Some MPs are calling on the chancellor to raise taxes on the wealthy instead of cutting welfare.
Labour MPs are openly challenging Chancellor Rachel Reeves over planned welfare cuts, urging her to consider wealth taxes as an alternative source of revenue for Britain's strained public finances.
With the Spring Statement looming, backbench pressure is mounting on the Treasury to reconsider proposed benefit reductions that critics say would disproportionately impact disabled people and other vulnerable groups.
"It's all very well for the minister to talk about helping people into work, but is he aware of the many millions of people on PIP who rely on that PIP to work and yet it is the PIP that is going to be slashed as a consequence of the spring statement?" Diane Abbott, Labour MP for Hackney North and Stoke Newington, asked during Treasury questions.

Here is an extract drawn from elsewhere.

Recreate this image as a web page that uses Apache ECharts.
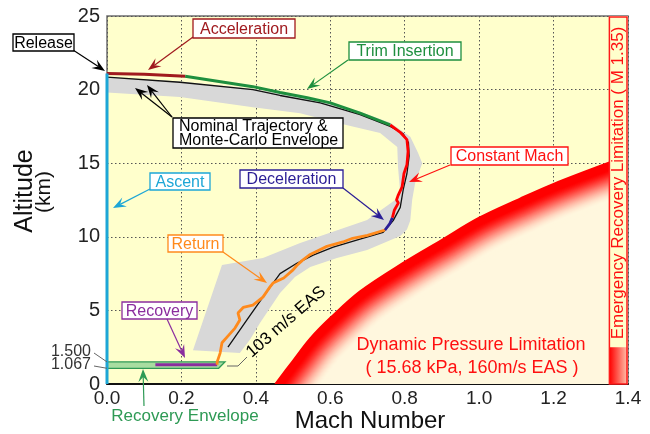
<!DOCTYPE html>
<html><head><meta charset="utf-8">
<script src="https://cdn.jsdelivr.net/npm/echarts@6.0.0/dist/echarts.min.js"></script>
<style>html,body{margin:0;padding:0;background:#fff}#c{width:650px;height:434px}</style>
</head><body><div id="c"></div>
<script>
// ---------------- data (Mach, altitude km) ----------------
const X_MIN = 0, X_MAX = 1.4, X_STEP = 0.2;
const Y_MIN = 0, Y_MAX = 25, Y_STEP = 5;
const ASCENT = [[0, 0], [0, 21.1]];
const ACCELERATION = [[0, 21.1], [0.1, 21.05], [0.21, 20.9]];
const TRIM_INSERTION = [[0.21, 20.9], [0.392, 20.2], [0.465, 19.8], [0.538, 19.45], [0.6, 19.1], [0.68, 18.4], [0.761, 17.6]];
const CONSTANT_MACH = [[0.761, 17.6], [0.788, 17.1], [0.806, 16.6], [0.809, 15.8], [0.806, 14.9], [0.798, 14.3], [0.793, 13.4], [0.782, 12.8], [0.778, 12.5], [0.783, 12.3], [0.772, 11.8], [0.767, 11.3]];
const DECELERATION = [[0.767, 11.3], [0.76, 10.9], [0.747, 10.46]];
const RETURN_PATH = [[0.747, 10.46], [0.70, 10.1], [0.66, 9.9], [0.634, 9.65], [0.591, 9.35], [0.546, 8.8], [0.525, 8.4], [0.51, 8.05], [0.50, 7.75], [0.475, 7.2], [0.446, 6.86], [0.438, 6.6], [0.419, 5.9], [0.392, 5.36], [0.366, 5.2], [0.352, 4.82], [0.357, 4.35], [0.344, 3.8], [0.323, 3.2], [0.309, 2.8], [0.304, 2.1], [0.296, 1.5], [0.296, 1.3]];
const RECOVERY = [[0.13, 1.3], [0.296, 1.3]];
const RECOVERY_ENVELOPE = [[0, 1.5], [0.317, 1.5], [0.30, 1.067], [0, 1.067]];
const NOMINAL = [[0, 20.85], [0.196, 20.5], [0.392, 20.0], [0.465, 19.6], [0.573, 19.1], [0.68, 18.3], [0.761, 17.5], [0.796, 17.0], [0.81, 16.4], [0.812, 15.5], [0.806, 14.3], [0.796, 13.2], [0.788, 12.0], [0.769, 11.1], [0.742, 10.3], [0.68, 9.85], [0.608, 9.3], [0.554, 8.76], [0.51, 8.2], [0.465, 7.5], [0.419, 5.9], [0.376, 4.35], [0.325, 2.5]];
const MC_ENVELOPE = [[0, 20.85], [0.196, 20.55], [0.392, 20.05], [0.573, 19.25], [0.68, 18.5], [0.761, 17.75], [0.815, 16.8], [0.836, 15.7], [0.847, 15.0], [0.828, 13.65], [0.82, 12.5], [0.815, 11.1], [0.806, 10.5], [0.788, 10.05], [0.699, 9.1], [0.618, 8.56], [0.546, 7.95], [0.505, 7.27], [0.465, 6.18], [0.411, 4.14], [0.384, 3.0], [0.357, 2.1], [0.231, 2.3], [0.309, 8.08], [0.419, 8.56], [0.519, 9.58], [0.699, 11.14], [0.78, 12.6], [0.788, 13.0], [0.782, 14.74], [0.78, 16.1], [0.734, 17.05], [0.626, 17.7], [0.519, 18.4], [0.392, 18.8], [0.196, 19.5], [0, 19.8]];
const DYN_PRESSURE = [[0.452, 0], [0.50, 1.6], [0.546, 3.1], [0.6, 4.5], [0.68, 6.3], [0.8, 8.3], [0.9, 9.8], [1.0, 11.3], [1.11, 12.6], [1.2, 13.6], [1.35, 15.05]];
const EMERGENCY_MACH = 1.35;
const EMERGENCY_FILL_TOP = 2.5;
const ENVELOPE_TICKS = ['1.500', '1.067'];
const ENVELOPE_TICK_VALUES = [1.5, 1.067];

// ---------------- helpers ----------------
const FONT = '"Liberation Sans", Arial, sans-serif';
function mix(a, b, t) { return 'rgb(' + a.map((v, i) => Math.round(v + (b[i] - v) * t)).join(',') + ')'; }

function lineSeries(name, data, color, width, z) {
  return { name, type: 'line', data, showSymbol: false, symbol: 'none', lineStyle: { color, width }, z, silent: true, animation: false };
}

const chart = echarts.init(document.getElementById('c'));

chart.setOption({
  animation: false,
  grid: { left: 107, top: 16, right: 22, bottom: 50, show: true, backgroundColor: '#FFFFCC', borderColor: '#6E6E6E', borderWidth: 1.5 },
  xAxis: {
    type: 'value', min: X_MIN, max: X_MAX, interval: X_STEP,
    axisLine: { show: true, lineStyle: { color: '#111', width: 2 } },
    axisTick: { show: false },
    axisLabel: { margin: 5, color: '#222', fontSize: 19, fontFamily: FONT, formatter: v => v.toFixed(1) },
    splitLine: { show: true, lineStyle: { color: '#555', width: 1, type: [1.5, 2.5] } }
  },
  yAxis: {
    type: 'value', min: Y_MIN, max: Y_MAX, interval: Y_STEP,
    axisLine: { show: false },
    axisTick: { show: false },
    axisLabel: { margin: 7, color: '#222', fontSize: 20, fontFamily: FONT },
    splitLine: { show: true, lineStyle: { color: '#555', width: 1, type: [1.5, 2.5] } }
  },
  series: [
    {
      type: 'custom', name: 'mc', data: [[0, 0]], z: 2, silent: true, clip: true,
      renderItem: (p, api) => ({ type: 'polygon', shape: { points: MC_ENVELOPE.map(d => api.coord(d)) }, style: { fill: '#D8D8D8' } })
    },
    {
      type: 'custom', name: 'dyn', data: [[0, 0]], z: 3, silent: true, clip: true,
      renderItem: (p, api) => {
        const pts = DYN_PRESSURE.map(d => api.coord(d));
        const last = DYN_PRESSURE[DYN_PRESSURE.length - 1];
        const children = [{ type: 'polygon', shape: { points: pts.concat([api.coord([last[0] + 0.1, 0]), api.coord([DYN_PRESSURE[0][0], -2])]) }, style: { fill: '#FFF7DE' } }];
        const normals = pts.map((q, i) => {
          const a = pts[Math.max(0, i - 1)], b = pts[Math.min(pts.length - 1, i + 1)];
          let tx = b[0] - a[0], ty = b[1] - a[1];
          const L = Math.hypot(tx, ty); tx /= L; ty /= L;
          return [-ty, tx];
        });
        const RED = [255, 0, 0], PALE = [255, 247, 222];
        for (let k = 50; k >= 0; k--) {
          const d = k * 0.8;
          const t = Math.min(1, Math.max(0, (d - 6) / 30));
          const e = t * t * (3 - 2 * t);
          children.push({
            type: 'polyline',
            shape: { points: pts.map((q, i) => [q[0] + normals[i][0] * d, q[1] + normals[i][1] * d]), smooth: 0.35 },
            style: { stroke: mix(RED, PALE, Math.pow(e, 0.8)), lineWidth: 1.8, fill: null }
          });
        }
        return { type: 'group', children };
      }
    },
    {
      type: 'custom', name: 'emergency', data: [[0, 0]], z: 4, silent: true, clip: false,
      renderItem: (p, api) => {
        const tl = api.coord([EMERGENCY_MACH, Y_MAX]);
        const br = api.coord([X_MAX, Y_MIN]);
        const ft = api.coord([EMERGENCY_MACH, EMERGENCY_FILL_TOP]);
        return {
          type: 'group', children: [
            { type: 'rect', shape: { x: tl[0], y: tl[1], width: br[0] - tl[0], height: br[1] - tl[1] }, style: { fill: '#FFFFCC', stroke: null } },
            { type: 'rect', shape: { x: ft[0], y: ft[1], width: br[0] - ft[0], height: br[1] - ft[1] }, style: { fill: new echarts.graphic.LinearGradient(0, 0, 1, 0, [{ offset: 0, color: '#FF0000' }, { offset: 1, color: '#FFC8B0' }]) } },
            { type: 'rect', shape: { x: tl[0], y: tl[1] + 1, width: br[0] - tl[0] - 1, height: br[1] - tl[1] - 1 }, style: { fill: null, stroke: '#FF1a1a', lineWidth: 1.5 } }
          ]
        };
      }
    },
    {
      type: 'custom', name: 'recEnv', data: [[0, 0]], z: 5, silent: true, clip: false,
      renderItem: (p, api) => ({ type: 'polygon', shape: { points: RECOVERY_ENVELOPE.map(d => api.coord(d)) }, style: { fill: '#A8DDA0', stroke: '#2E9A55', lineWidth: 1.3 } })
    },
    lineSeries('nominal', NOMINAL, '#111111', 1.3, 6),
    lineSeries('recovery', RECOVERY, '#8B2D9E', 3, 7),
    lineSeries('return', RETURN_PATH, '#FF8A1C', 2.8, 8),
    lineSeries('decel', DECELERATION, '#2B1E96', 2.8, 8),
    lineSeries('constMach', CONSTANT_MACH, '#FF0000', 2.8, 8),
    lineSeries('trim', TRIM_INSERTION, '#1E8F3E', 3, 8),
    lineSeries('accel', ACCELERATION, '#A01A1E', 3, 8),
    lineSeries('ascent', ASCENT, '#1DA6D6', 3, 9)
  ]
});

// ---------------- annotations ----------------
function arrow(x1, y1, x2, y2, color) {
  const ang = Math.atan2(y2 - y1, x2 - x1);
  const L = 13, W = 5, N = 8;
  const c = Math.cos(ang), s = Math.sin(ang);
  const bx = x2 - c * L, by = y2 - s * L;
  const nx = x2 - c * N, ny = y2 - s * N;
  return [
    { type: 'line', z: 100, shape: { x1, y1, x2: nx, y2: ny }, style: { stroke: color, lineWidth: 1.2 } },
    { type: 'polygon', z: 100, shape: { points: [[x2, y2], [bx - s * W, by + c * W], [nx, ny], [bx + s * W, by - c * W]] }, style: { fill: color } }
  ];
}
function box(x, y, w, h, text, color, textColor) {
  return [
    { type: 'rect', z: 101, shape: { x, y, width: w, height: h }, style: { fill: '#fff', stroke: color, lineWidth: 1.3 } },
    { type: 'text', z: 102, style: { text, x: x + w / 2, y: y + h / 2 + 1, textAlign: 'center', textVerticalAlign: 'middle', fill: textColor || color, font: '16px ' + FONT } }
  ];
}
function txt(text, x, y, color, size, align, rot) {
  return { type: 'text', z: 103, x, y, rotation: rot || 0, style: { text, x: 0, y: 0, textAlign: align || 'center', textVerticalAlign: 'middle', fill: color, font: size + 'px ' + FONT } };
}

const yTickPix = ENVELOPE_TICK_VALUES.map(v => chart.convertToPixel({ gridIndex: 0 }, [0, v])[1]);

let els = [];
els = els.concat(arrow(73, 50, 105, 71, '#000'), box(13, 34, 61, 17, 'Release', '#000'));
els = els.concat(arrow(193, 37, 148, 70, '#A01A1E'), box(193, 19, 102, 19, 'Acceleration', '#A01A1E'));
els = els.concat(arrow(348, 60, 307, 89, '#1E8F3E'), box(349, 42, 112, 18, 'Trim Insertion', '#1E8F3E'));
els = els.concat(arrow(172, 117, 135, 88, '#000'), arrow(172, 117, 147, 85, '#000'));
els.push({ type: 'rect', z: 101, shape: { x: 173, y: 118, width: 170, height: 30 }, style: { fill: '#fff', stroke: '#000', lineWidth: 1.3 } });
els.push(txt('Nominal Trajectory &', 179, 127, '#000', 16, 'left'));
els.push(txt('Monte-Carlo Envelope', 179, 141, '#000', 16, 'left'));
els = els.concat(arrow(150, 189, 113, 208, '#1DA6D6'), box(150, 173, 60, 17, 'Ascent', '#1DA6D6'));
els = els.concat(arrow(343, 188, 384, 220, '#2B1E96'), box(240, 170, 103, 18, 'Deceleration', '#2B1E96'));
els = els.concat(arrow(450, 165, 409, 182, '#FF1010'), box(451, 147, 117, 18, 'Constant Mach', '#FF1010'));
els = els.concat(arrow(223, 252, 267, 283, '#FF8A1C'), box(168, 235, 55, 17, 'Return', '#FF8A1C'));
els = els.concat(arrow(167, 319, 185, 358, '#8B2D9E'), box(122, 302, 75, 17, 'Recovery', '#8B2D9E'));
els = els.concat(arrow(144, 406, 143, 369, '#2E9A55'));
els.push(txt('Recovery Envelope', 185, 416, '#2E9A55', 17));
// envelope tick labels
els.push(txt(ENVELOPE_TICKS[0], 91, 352, '#333', 16, 'right'));
els.push(txt(ENVELOPE_TICKS[1], 91, 365, '#333', 16, 'right'));
els.push({ type: 'line', z: 100, shape: { x1: 94, y1: 353, x2: 107, y2: yTickPix[0] }, style: { stroke: '#666', lineWidth: 1 } });
els.push({ type: 'line', z: 100, shape: { x1: 94, y1: 366, x2: 107, y2: yTickPix[1] }, style: { stroke: '#666', lineWidth: 1 } });
// 103 m/s EAS
els.push({ type: 'polyline', z: 100, shape: { points: [[227, 366], [238, 366], [247, 357]] }, style: { stroke: '#666', lineWidth: 1, fill: null } });
els.push(txt('103 m/s EAS', 286, 322, '#000', 17, 'center', 41 * Math.PI / 180));
// dynamic pressure
els.push(txt('Dynamic Pressure Limitation', 471, 345, '#FF1010', 18));
els.push(txt('( 15.68 kPa, 160m/s EAS )', 472, 368, '#FF1010', 18));
// emergency
els.push(txt('Emergency Recovery Limitation ( M 1.35)', 618, 183, '#FF1010', 17, 'center', Math.PI / 2));
// axis names
els.push(txt('Altitude', 25, 191, '#111', 25, 'center', Math.PI / 2));
els.push(txt('(km)', 44, 192, '#111', 21, 'center', Math.PI / 2));
els.push(txt('Mach Number', 370, 421, '#111', 24, 'center'));

chart.setOption({ graphic: { elements: els } });
</script>
</body></html>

Abbott and other MPs are advocating for a 2% tax on wealth over £10 million, which they claim could raise more than £24 billion - significantly more than the £5 billion projected savings from welfare reforms.

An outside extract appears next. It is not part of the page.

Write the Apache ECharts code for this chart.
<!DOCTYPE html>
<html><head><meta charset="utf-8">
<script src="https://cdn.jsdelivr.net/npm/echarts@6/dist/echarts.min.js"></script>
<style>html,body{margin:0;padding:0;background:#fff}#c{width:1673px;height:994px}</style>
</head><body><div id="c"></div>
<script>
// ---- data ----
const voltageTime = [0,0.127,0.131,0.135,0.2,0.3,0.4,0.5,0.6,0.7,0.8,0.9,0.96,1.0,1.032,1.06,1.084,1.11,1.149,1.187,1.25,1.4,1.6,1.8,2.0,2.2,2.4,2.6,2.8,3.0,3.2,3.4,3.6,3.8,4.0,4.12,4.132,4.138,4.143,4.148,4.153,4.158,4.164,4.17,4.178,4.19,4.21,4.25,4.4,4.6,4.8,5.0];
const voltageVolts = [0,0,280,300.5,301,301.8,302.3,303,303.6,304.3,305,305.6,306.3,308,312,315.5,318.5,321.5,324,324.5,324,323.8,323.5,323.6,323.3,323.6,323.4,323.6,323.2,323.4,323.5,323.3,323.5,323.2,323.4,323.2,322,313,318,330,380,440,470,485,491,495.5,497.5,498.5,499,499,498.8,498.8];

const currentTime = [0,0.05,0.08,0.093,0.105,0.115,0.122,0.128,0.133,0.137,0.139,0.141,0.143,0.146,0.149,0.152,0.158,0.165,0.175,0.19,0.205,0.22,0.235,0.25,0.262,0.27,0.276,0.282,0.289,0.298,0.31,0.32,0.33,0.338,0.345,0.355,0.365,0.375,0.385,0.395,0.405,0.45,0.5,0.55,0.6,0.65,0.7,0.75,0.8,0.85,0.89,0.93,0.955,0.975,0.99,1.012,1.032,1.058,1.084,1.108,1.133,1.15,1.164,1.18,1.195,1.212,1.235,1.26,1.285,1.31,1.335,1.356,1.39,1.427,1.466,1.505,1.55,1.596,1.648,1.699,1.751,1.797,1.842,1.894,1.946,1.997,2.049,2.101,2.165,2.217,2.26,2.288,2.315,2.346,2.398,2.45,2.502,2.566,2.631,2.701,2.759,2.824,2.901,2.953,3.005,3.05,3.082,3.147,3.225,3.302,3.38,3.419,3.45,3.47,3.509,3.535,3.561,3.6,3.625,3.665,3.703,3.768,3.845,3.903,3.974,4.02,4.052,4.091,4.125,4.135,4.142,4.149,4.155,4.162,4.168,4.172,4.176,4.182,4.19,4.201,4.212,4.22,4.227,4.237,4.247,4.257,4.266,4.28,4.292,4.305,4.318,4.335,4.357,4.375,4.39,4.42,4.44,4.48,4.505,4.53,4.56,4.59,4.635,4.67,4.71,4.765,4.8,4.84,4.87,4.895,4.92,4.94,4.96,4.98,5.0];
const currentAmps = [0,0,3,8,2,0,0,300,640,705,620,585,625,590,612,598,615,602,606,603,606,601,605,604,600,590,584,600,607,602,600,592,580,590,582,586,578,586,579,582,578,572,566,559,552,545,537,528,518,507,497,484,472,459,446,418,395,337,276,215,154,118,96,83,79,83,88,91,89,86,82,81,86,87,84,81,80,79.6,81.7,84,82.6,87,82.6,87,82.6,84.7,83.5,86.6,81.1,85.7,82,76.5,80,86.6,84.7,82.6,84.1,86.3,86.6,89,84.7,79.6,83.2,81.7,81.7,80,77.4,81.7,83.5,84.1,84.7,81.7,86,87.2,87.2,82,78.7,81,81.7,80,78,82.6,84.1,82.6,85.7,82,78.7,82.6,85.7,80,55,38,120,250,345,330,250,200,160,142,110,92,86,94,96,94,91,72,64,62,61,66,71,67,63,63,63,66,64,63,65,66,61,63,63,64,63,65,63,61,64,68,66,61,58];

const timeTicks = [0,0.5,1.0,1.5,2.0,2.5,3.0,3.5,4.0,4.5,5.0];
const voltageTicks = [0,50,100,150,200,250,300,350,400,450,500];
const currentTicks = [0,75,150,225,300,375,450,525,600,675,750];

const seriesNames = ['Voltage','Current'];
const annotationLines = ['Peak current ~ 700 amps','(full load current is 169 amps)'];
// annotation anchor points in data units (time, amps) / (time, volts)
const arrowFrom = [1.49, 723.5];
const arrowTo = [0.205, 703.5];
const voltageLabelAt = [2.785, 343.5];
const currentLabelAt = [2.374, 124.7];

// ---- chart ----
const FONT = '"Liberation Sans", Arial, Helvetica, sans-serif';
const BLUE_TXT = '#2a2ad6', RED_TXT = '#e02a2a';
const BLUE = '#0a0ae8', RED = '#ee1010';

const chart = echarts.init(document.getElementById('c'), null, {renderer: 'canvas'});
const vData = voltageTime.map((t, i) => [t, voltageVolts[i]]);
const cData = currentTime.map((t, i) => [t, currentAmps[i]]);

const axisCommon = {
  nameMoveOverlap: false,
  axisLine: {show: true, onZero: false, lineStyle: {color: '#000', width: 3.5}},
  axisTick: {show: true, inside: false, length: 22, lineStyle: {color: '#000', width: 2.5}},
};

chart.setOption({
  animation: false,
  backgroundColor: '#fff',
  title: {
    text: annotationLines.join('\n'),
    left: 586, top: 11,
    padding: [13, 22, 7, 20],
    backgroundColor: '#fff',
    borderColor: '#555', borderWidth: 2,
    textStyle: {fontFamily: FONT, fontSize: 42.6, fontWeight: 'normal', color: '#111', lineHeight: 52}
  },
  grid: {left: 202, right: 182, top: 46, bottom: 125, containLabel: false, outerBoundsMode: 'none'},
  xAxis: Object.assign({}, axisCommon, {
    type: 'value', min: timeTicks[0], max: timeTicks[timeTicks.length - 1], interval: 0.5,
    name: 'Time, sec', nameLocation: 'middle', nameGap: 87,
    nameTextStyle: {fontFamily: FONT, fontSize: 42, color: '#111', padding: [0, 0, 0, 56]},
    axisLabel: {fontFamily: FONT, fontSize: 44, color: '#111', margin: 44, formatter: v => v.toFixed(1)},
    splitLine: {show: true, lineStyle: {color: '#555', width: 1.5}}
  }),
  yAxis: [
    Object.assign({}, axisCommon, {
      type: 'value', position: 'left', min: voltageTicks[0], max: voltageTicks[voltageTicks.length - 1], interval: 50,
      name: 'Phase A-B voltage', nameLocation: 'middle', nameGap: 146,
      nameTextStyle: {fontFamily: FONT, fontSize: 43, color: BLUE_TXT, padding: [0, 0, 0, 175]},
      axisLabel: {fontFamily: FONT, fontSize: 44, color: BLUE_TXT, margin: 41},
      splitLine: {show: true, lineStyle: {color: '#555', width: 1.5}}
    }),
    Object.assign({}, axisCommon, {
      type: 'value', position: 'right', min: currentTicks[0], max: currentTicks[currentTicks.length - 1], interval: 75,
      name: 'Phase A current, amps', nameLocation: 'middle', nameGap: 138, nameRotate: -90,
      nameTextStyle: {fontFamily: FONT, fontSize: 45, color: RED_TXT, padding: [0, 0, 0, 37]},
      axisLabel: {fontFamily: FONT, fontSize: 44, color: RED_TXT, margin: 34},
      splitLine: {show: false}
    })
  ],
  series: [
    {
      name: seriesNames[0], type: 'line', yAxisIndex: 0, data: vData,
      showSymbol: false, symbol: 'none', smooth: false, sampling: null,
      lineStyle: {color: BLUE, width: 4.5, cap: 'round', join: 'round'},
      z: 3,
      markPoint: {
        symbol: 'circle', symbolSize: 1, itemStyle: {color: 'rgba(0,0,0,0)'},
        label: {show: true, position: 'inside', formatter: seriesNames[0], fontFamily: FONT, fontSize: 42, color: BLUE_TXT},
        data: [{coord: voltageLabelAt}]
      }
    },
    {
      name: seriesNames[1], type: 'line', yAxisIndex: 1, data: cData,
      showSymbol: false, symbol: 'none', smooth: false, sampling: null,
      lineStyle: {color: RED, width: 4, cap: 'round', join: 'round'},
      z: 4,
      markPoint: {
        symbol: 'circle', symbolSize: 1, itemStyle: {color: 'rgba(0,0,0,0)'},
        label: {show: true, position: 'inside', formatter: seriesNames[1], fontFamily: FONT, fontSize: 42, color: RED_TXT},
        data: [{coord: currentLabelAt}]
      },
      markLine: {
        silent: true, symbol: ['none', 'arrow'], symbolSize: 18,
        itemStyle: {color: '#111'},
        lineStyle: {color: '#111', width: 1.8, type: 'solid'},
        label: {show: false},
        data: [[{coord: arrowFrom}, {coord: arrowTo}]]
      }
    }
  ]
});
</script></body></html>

Brian Leishman, Labour MP for Alloa and Grangemouth, added that the public "don't want cuts, they don't want austerity" following the previous Conservative government but instead support "an annual wealth tax on the very wealthiest in society."
Growing Internal Tensions
The rebellion highlights growing tensions within Labour's ranks, with some MPs increasingly uncomfortable about benefit changes that would tighten eligibility criteria for Personal Independence Payments (PIP) and reform the work capability assessment for Universal Credit.